▶ _TASK DESCRIPTION_
For this exercise, repeat all of the material verbatim apart from its images.

(begin)

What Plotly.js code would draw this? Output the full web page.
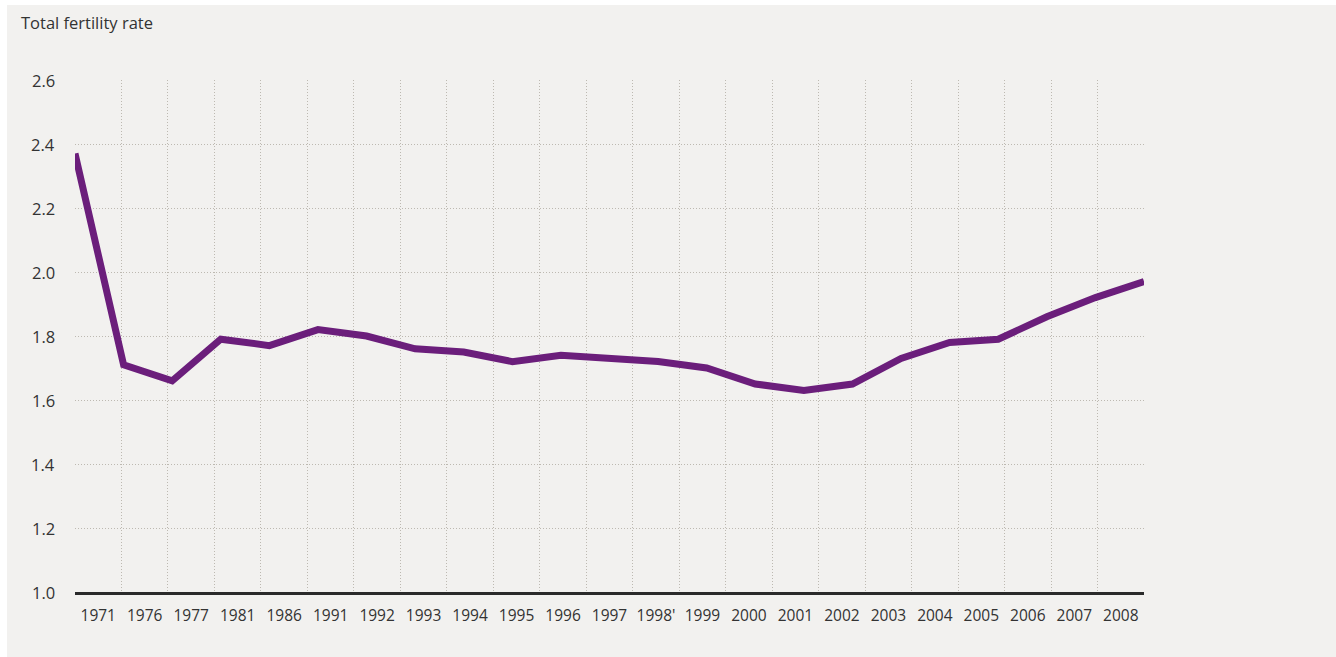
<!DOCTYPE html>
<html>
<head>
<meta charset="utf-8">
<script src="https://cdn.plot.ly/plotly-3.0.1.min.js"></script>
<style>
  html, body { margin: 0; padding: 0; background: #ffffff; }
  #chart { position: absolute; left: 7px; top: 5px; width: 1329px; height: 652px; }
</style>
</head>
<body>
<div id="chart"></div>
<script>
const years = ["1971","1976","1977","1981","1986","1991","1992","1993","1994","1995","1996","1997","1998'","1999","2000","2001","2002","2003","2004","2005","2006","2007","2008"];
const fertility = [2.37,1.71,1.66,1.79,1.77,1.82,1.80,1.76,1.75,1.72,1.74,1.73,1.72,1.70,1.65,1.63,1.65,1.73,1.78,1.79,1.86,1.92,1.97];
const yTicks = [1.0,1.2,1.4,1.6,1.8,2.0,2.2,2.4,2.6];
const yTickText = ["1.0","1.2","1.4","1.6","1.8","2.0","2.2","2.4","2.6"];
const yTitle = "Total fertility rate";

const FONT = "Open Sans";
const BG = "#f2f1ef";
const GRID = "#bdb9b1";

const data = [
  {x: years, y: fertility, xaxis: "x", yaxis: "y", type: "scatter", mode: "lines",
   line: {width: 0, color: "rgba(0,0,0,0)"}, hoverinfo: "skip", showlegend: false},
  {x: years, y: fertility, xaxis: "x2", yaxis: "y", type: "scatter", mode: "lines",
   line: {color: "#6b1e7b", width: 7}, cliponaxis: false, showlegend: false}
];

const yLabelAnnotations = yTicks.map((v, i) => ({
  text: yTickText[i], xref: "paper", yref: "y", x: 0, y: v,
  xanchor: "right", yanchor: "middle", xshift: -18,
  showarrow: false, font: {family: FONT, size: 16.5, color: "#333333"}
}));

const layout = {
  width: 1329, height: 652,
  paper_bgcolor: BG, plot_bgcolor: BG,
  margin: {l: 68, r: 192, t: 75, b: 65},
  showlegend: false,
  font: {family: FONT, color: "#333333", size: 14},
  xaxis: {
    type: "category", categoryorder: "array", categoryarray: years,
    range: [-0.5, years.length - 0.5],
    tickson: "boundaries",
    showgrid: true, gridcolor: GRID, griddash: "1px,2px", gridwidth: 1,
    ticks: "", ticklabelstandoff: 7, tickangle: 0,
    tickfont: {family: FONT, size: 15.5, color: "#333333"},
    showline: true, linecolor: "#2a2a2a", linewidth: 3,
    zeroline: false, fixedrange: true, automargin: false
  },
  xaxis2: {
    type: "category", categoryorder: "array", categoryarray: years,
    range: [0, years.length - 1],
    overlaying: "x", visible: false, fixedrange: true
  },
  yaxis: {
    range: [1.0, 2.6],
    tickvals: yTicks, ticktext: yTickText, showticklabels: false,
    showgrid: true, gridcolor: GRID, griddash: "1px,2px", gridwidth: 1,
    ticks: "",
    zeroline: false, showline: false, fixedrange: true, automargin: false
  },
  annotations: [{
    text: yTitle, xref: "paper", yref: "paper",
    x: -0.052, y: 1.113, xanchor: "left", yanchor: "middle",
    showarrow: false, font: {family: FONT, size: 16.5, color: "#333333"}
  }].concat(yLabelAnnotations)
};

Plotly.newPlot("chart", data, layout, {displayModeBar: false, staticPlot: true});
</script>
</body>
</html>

(end)

▶ _EXERCISE SOLUTION_
What Plotly.js code would draw this? Output the full web page.
<!DOCTYPE html>
<html>
<head>
<meta charset="utf-8">
<script src="https://cdn.plot.ly/plotly-3.0.1.min.js"></script>
<style>
  html, body { margin: 0; padding: 0; background: #ffffff; }
  #chart { position: absolute; left: 7px; top: 5px; width: 1329px; height: 652px; }
</style>
</head>
<body>
<div id="chart"></div>
<script>
const years = ["1971","1976","1977","1981","1986","1991","1992","1993","1994","1995","1996","1997","1998'","1999","2000","2001","2002","2003","2004","2005","2006","2007","2008"];
const fertility = [2.37,1.71,1.66,1.79,1.77,1.82,1.80,1.76,1.75,1.72,1.74,1.73,1.72,1.70,1.65,1.63,1.65,1.73,1.78,1.79,1.86,1.92,1.97];
const yTicks = [1.0,1.2,1.4,1.6,1.8,2.0,2.2,2.4,2.6];
const yTickText = ["1.0","1.2","1.4","1.6","1.8","2.0","2.2","2.4","2.6"];
const yTitle = "Total fertility rate";

const FONT = "Open Sans";
const BG = "#f2f1ef";
const GRID = "#bdb9b1";

const data = [
  {x: years, y: fertility, xaxis: "x", yaxis: "y", type: "scatter", mode: "lines",
   line: {width: 0, color: "rgba(0,0,0,0)"}, hoverinfo: "skip", showlegend: false},
  {x: years, y: fertility, xaxis: "x2", yaxis: "y", type: "scatter", mode: "lines",
   line: {color: "#6b1e7b", width: 7}, cliponaxis: false, showlegend: false}
];

const yLabelAnnotations = yTicks.map((v, i) => ({
  text: yTickText[i], xref: "paper", yref: "y", x: 0, y: v,
  xanchor: "right", yanchor: "middle", xshift: -18,
  showarrow: false, font: {family: FONT, size: 16.5, color: "#333333"}
}));

const layout = {
  width: 1329, height: 652,
  paper_bgcolor: BG, plot_bgcolor: BG,
  margin: {l: 68, r: 192, t: 75, b: 65},
  showlegend: false,
  font: {family: FONT, color: "#333333", size: 14},
  xaxis: {
    type: "category", categoryorder: "array", categoryarray: years,
    range: [-0.5, years.length - 0.5],
    tickson: "boundaries",
    showgrid: true, gridcolor: GRID, griddash: "1px,2px", gridwidth: 1,
    ticks: "", ticklabelstandoff: 7, tickangle: 0,
    tickfont: {family: FONT, size: 15.5, color: "#333333"},
    showline: true, linecolor: "#2a2a2a", linewidth: 3,
    zeroline: false, fixedrange: true, automargin: false
  },
  xaxis2: {
    type: "category", categoryorder: "array", categoryarray: years,
    range: [0, years.length - 1],
    overlaying: "x", visible: false, fixedrange: true
  },
  yaxis: {
    range: [1.0, 2.6],
    tickvals: yTicks, ticktext: yTickText, showticklabels: false,
    showgrid: true, gridcolor: GRID, griddash: "1px,2px", gridwidth: 1,
    ticks: "",
    zeroline: false, showline: false, fixedrange: true, automargin: false
  },
  annotations: [{
    text: yTitle, xref: "paper", yref: "paper",
    x: -0.052, y: 1.113, xanchor: "left", yanchor: "middle",
    showarrow: false, font: {family: FONT, size: 16.5, color: "#333333"}
  }].concat(yLabelAnnotations)
};

Plotly.newPlot("chart", data, layout, {displayModeBar: false, staticPlot: true});
</script>
</body>
</html>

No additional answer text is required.